Na maior parte dos dias, lá ao longe, rematam o horizonte, uns vultos longitudinais que entram pelo mar e flutuam no céu, corpos inanimados da Serra do Cercal e do Cabo Sardão que, em planos diferentes se conjugam num contínuo, prolongando a grande baía que nasce neste Largo do Muro da Praia.

As muralhas do castelo coroam este pequeno planalto fronteiriço ao mar e, sempre que as aprisiono na minha atenção, parece que as suas pedras respiram em mim tudo o que já presenciaram. Guardam a cor da terra na sua alma e, extremamente serenas recebem a erosão dos tempos. Estas são muralhas que guardam o passado e, de certa forma, nos aconchegam e protegem da aflição do futuro.

Na falésia que sustenta as muralhas, quando o vento sul anuncia chuva, ondulam os canaviais em rituais fúnebres, salvíficos e redentores, que no negrume da tempestade anseiam sempre pelo regresso do sol. Por entre elas esgueiram-se os rochedos negros vulcânicos do morro e nalgumas das suas brechas vivem quase suspensos agaves e aloés.

No sopé do morro do Largo do Muro da Praia unem-se os princípios e os fins das terras e das águas numa aliança de materiais e temperaturas que acarinham e acolhem o olhar de todos os que aqui buscam estar atentos. São cada vez menos. Desde que estas pedras, que se conjugam em calçadas, conhecem os meus passos e suportam o meu peso muita gente se foi embora e por aqui deixou de passar. Estão leves e vazias, as novas pedras, porque levantaram e levaram as polidas pelas memórias.

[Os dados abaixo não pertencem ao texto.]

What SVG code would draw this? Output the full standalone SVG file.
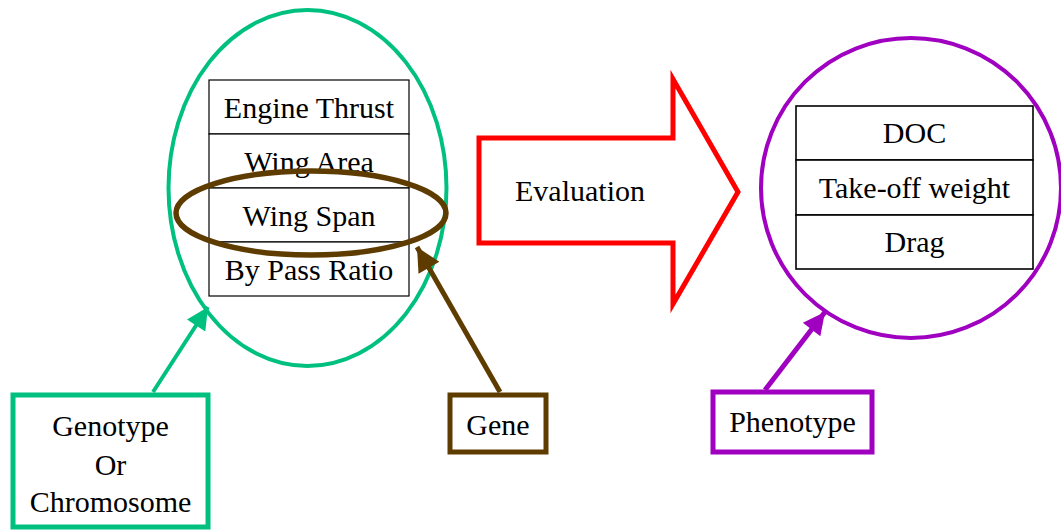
<svg xmlns="http://www.w3.org/2000/svg" width="1061" height="531" viewBox="0 0 1061 531">
<style>
text{font-family:"Liberation Serif","Times New Roman",serif;font-size:30px;fill:#000;text-anchor:middle}
.cell{fill:#fff;stroke:#000;stroke-width:1.2}
.cellp{fill:#fff;stroke:#000;stroke-width:1.6}
.green{stroke:#00C080}
.brown{stroke:#5E3C00}
.purple{stroke:#A000C0}
</style>
<defs>
<marker id="ag" viewBox="0 0 10 10" refX="10" refY="5" markerWidth="24" markerHeight="22" markerUnits="userSpaceOnUse" orient="auto"><path d="M0,0 L10,5 L0,10 z" fill="#00C080"/></marker>
<marker id="ab" viewBox="0 0 10 10" refX="10" refY="5" markerWidth="26" markerHeight="24" markerUnits="userSpaceOnUse" orient="auto"><path d="M0,0 L10,5 L0,10 z" fill="#5E3C00"/></marker>
<marker id="ap" viewBox="0 0 10 10" refX="10" refY="5" markerWidth="24" markerHeight="22" markerUnits="userSpaceOnUse" orient="auto"><path d="M0,0 L10,5 L0,10 z" fill="#A000C0"/></marker>
</defs>
<rect width="1061" height="531" fill="#fff"/>

<g id="chromosome">
<rect class="cell" x="209" y="80" width="200" height="54"/>
<rect class="cell" x="209" y="134" width="200" height="54"/>
<rect class="cell" x="209" y="188" width="200" height="54"/>
<rect class="cell" x="209" y="242" width="200" height="54"/>
<text x="309" y="118">Engine Thrust</text>
<text x="309" y="172">Wing Area</text>
<text x="309" y="226">Wing Span</text>
<text x="309" y="280">By Pass Ratio</text>
<ellipse cx="307.5" cy="188" rx="139" ry="178" fill="none" class="green" stroke-width="4"/>
</g>

<g id="gene-ellipse">
<ellipse cx="311" cy="213" rx="135" ry="42" fill="none" class="brown" stroke-width="5.5"/>
</g>

<g id="evaluation">
<path d="M479,138 H673 V79 L738,192 L673,304 V243 H479 Z" fill="#fff" stroke="#FF0000" stroke-width="5" stroke-linejoin="miter"/>
<text x="580" y="201">Evaluation</text>
</g>

<g id="phenotype-set">
<rect class="cellp" x="796" y="106" width="237" height="54"/>
<rect class="cellp" x="796" y="160" width="237" height="55"/>
<rect class="cellp" x="796" y="215" width="237" height="54"/>
<text x="914.5" y="143">DOC</text>
<text x="914.5" y="198">Take-off weight</text>
<text x="914.5" y="252">Drag</text>
<circle cx="911" cy="188" r="150" fill="none" class="purple" stroke-width="4"/>
</g>

<g id="genotype">
<rect x="13" y="395" width="195" height="132" fill="#fff" class="green" stroke-width="5"/>
<text x="110.5" y="436">Genotype</text>
<text x="110.5" y="475">Or</text>
<text x="110.5" y="512">Chromosome</text>
</g>

<g id="gene">
<rect x="450" y="395" width="96" height="57" fill="#fff" class="brown" stroke-width="5"/>
<text x="498" y="435">Gene</text>
</g>

<g id="phenotype">
<rect x="713" y="392" width="159" height="60" fill="#fff" class="purple" stroke-width="5"/>
<text x="792.5" y="432">Phenotype</text>
</g>

<g id="connectors" fill="none">
<line x1="153" y1="392" x2="208" y2="307" class="green" stroke-width="4" marker-end="url(#ag)"/>
<line x1="500" y1="392" x2="417" y2="247" class="brown" stroke-width="5" marker-end="url(#ab)"/>
<line x1="765" y1="390" x2="825" y2="312" class="purple" stroke-width="5" marker-end="url(#ap)"/>
</g>
</svg>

- Será que as miragens de desenvolvimento e do progresso que têm explodido em fogo-de-artifício inundaram e afogaram de ilusões as pessoas? Interrogam-se as gaivotas no areal da praia.

- Cuidar de edificações, esquecendo as pessoas, sempre foi o prenúncio do princípio do fim de sonhos imperiais. Gritam outras gaivotas poisadas no torreão do castelo.

As fachadas dos monumentos do regime que circundam o local cheiram a miragens de imortalidade e vomitam falsas ousadias de futuro. Elas também recebem, no silêncio cortante, os restos dos sons metálicos dos sinos da Igreja Matriz que marcam as horas desabitadas. Não há burburinho humano que os abafe. Apenas um gemido trémulo e amedrontado das águas órfãs, lá em baixo, a tentarem refugiar-se no areal da praia.

Olho em redor, o Outono aproxima-se.

Esvoaça um abandono que morde e inunda tudo.

Um sítio assim merece que as pessoas não o abandonem.